Essa espécie de oração sobre a "esperança" e o "sonho" tem outras variantes, como seja: "temos que acreditar em nós próprios", "somos capazes", "os portugueses só sabem dizer mal de si próprios diferentemente dos outros povos que nunca o fazem" (quem diz isto não sabe nada dos "outros povos"), "não se pode só dizer mal", etc., etc. Este mambo-jambo piedoso apenas pretende manter os portugueses numa espécie de estado de estupor cívico, ignorando a sua realidade e os seus problemas, envolvendo-os naquilo que o mesmo Eça chamava o "manto diáfano" da mentira. Este "manto diáfano", muitas vezes mais para o nevoeiro espesso do que para o "diáfano", é assegurado pela propaganda dos poderosos, mas também pela credulidade emocional dos destinatários.

O que está de mais cruel na carta de Fradique é a a afirmação de que o êxito desse marketing da "esperança" é que ele tem sucesso, não porque os portugueses tenham qualquer esperança, mas sim porque lhes agrada ouvir esse discurso, na exacta medida em que também lhes agrada o seu oposto, o catastrofismo absoluto. Não tendo que ser bipolares, algum dos lados está errado, ou então somos incapazes de nos colocarmos ao centro, no domínio da Razão. Estão sempre a acenar-nos com o Pathos, e o Pathos "passa" bem quer na televisão quer na retórica política produzida por cínicos para as massas. Sensatez - escassa; expectativas irrealistas - muitas. É o "sonho".

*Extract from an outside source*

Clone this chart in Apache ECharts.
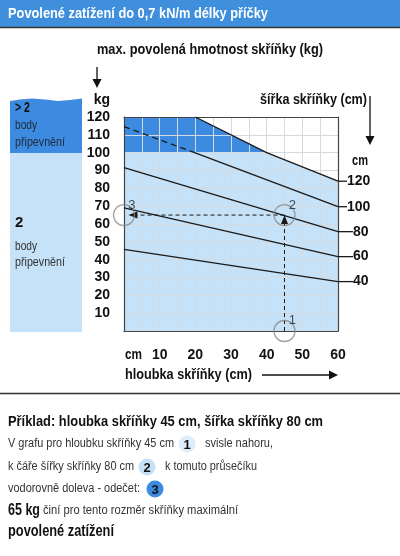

Eça, na pele de Fradique, culpava a "bonacheirice" dos portugueses:

"Humilhação incomparável! Senti logo não sei que torpe enternecimento, que me amolecia o coração. Era a bonacheirice, a relassa fraqueza que nos enlaça a todos nós Portugueses, nos enche de culpada indulgência uns para os outros, e irremediavelmente estraga entre nós toda a Disciplina e toda a Ordem."

As palavras de Eça "Disciplina" e "Ordem" são de natureza cívica, não são emanações da autoridade. A "ordem" aqui não tem o sentido salazarista que 40 anos depois vai ter: Eça não está a pedir que nos imponham qualquer "ordem" para corrigir os nossos defeitos, está a enunciar o que espontaneamente nos falta, o que marca o nosso atraso, aquilo de que não somos capazes, pela nossa "relassa fraqueza". E todos os dias precisamos desta crueldade queiroziana em vez da louvação das nossas virtudes "bonacheironas".

Também por isso, não há dia em que leia mais uma peripécia portuguesa da culpa, e elas são quase diárias, sem que não me lembre do Fradique "humilhado" por si próprio, por ser tão "bonacheirão" como todos os portugueses e acabar por ser tão complacente como qualquer um. E observar a triste exibição da nossa incapacidade para qualquer "Disciplina" e "Ordem" por causa da nossa "culpada indulgência".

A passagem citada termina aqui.